Jonathon Zytnick is an Associate Professor of Law at Georgetown University Law Center. This post is based on his recent working paper.
The recommendations of proxy advisors are the subject of extensive academic research. Yet in recent years, proxy advisor recommendations have become largely unavailable for use in academic research. In a recent paper, I use shareholder votes to impute the recommendations of the two major proxy advisors with a high degree of accuracy. I place the imputed recommendations on my website for use by academics.
Two proxy advisors combine for a 97% market share: Institutional Shareholder Services (ISS) and Glass Lewis, with ISS the far larger of the two. There is no widespread access to the recommendations of either. Until recently, academics studying corporate governance have universally relied on ISS’s Voting Analytics database for ISS recommendations, but sometime between 2020 and 2022, ISS removed its recommendations from that dataset, both retroactively and on an ongoing basis. Academics have traditionally had limited or no access to Glass Lewis recommendations. The lack of access to proxy advisor recommendations creates a need for a practical, accurate substitute.
Comparing my imputed recommendations with actual recommendations for the period of 2011 through 2017 suggests that academics should feel confident using them as variables of interest or control variables. For proposals that received at least one vote by a mutual fund, I impute 96.2% of ISS recommendations with a 99.5% accuracy rate and 92.0% of Glass Lewis recommendations with a 98.8% accuracy rate. Coverage and accuracy are better on proposals with more votes from mutual funds: for proposals with at least 20 votes, I impute 100.0% of ISS proposals with 100.0% accuracy, and 99.0% of Glass Lewis proposals with 99.5% accuracy.
My method statistically reverse engineers the proxy advisor recommendations from the votes of the mutual funds that follow those recommendations. The fundamental logic is simple: if you know something, even imperfectly, about how frequently mutual funds agree with a proxy advisor’s recommendation (their “follow rates”), and you observe mutual funds’ votes, you can use their votes to estimate the probability that a given recommendation is for or against. For example, if many mutual funds that follow ISS most of the time vote in favor of a given proposal, ISS likely recommended in favor of that proposal.
I improve the quality of imputations using an iterative approach. After estimating recommendations in the first iteration, I re-calculate each investor’s follow rates. I do not limit myself to the mutual fund’s overall follow rate. Instead, I calculate situation-specific follow rates that vary depending on the recommendations of corporate management, ISS, and Glass Lewis. Thus, for each fund, I calculate its follow rates with ISS and Glass Lewis when management, ISS, and Glass Lewis support the proposal, when management and ISS support the proposal but Glass Lewis opposes the proposal, when ISS and Glass Lewis support the proposal but management opposes the proposal, and so forth.

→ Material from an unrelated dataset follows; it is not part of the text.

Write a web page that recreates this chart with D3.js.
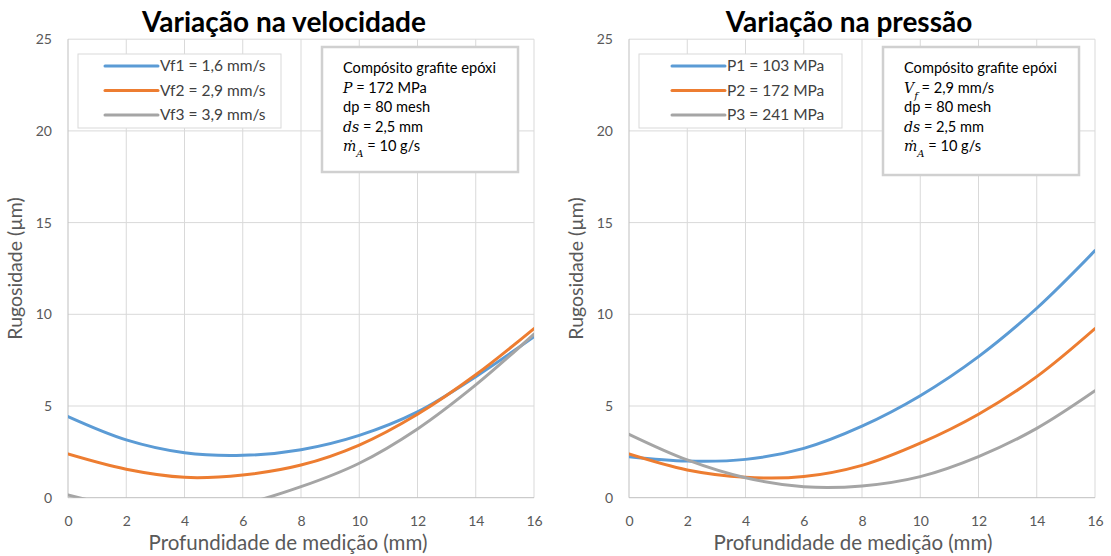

Calculating situation-specific follow rates in this manner improves the accuracy on the toughest proposals. Reverse-engineering imputations from votes can lead to more errors and non-imputations on proposals that feature heavy disagreement, and such systematically distributed errors and non-imputations would generate artificially high correlations between the recommendations of management, ISS, and Glass Lewis. Instead, I use situation-specific follow rates and produce correlations between the recommendations of those entities that match the true correlations.
The result is a set of proxy advisor recommendations, from 2005 to 2023, that is nearly comprehensive and highly accurate, and that will be updated each year as new voting data comes out. To make the imputed recommendations more useful to researchers, I include on my website the imputed probabilities and the number of mutual funds voting on the recommendations, so researchers can subset to proposals for which there is a higher degree of confidence. I also include a crosswalk between two datasets, ISS Voting Analytics and Insightia, which has Glass Lewis recommendations for some proposals. My aim is to provide, for public use by academics, a nearly complete set of recommendations by the two major proxy advisors, backed by accuracy tests and thorough documentation of methods.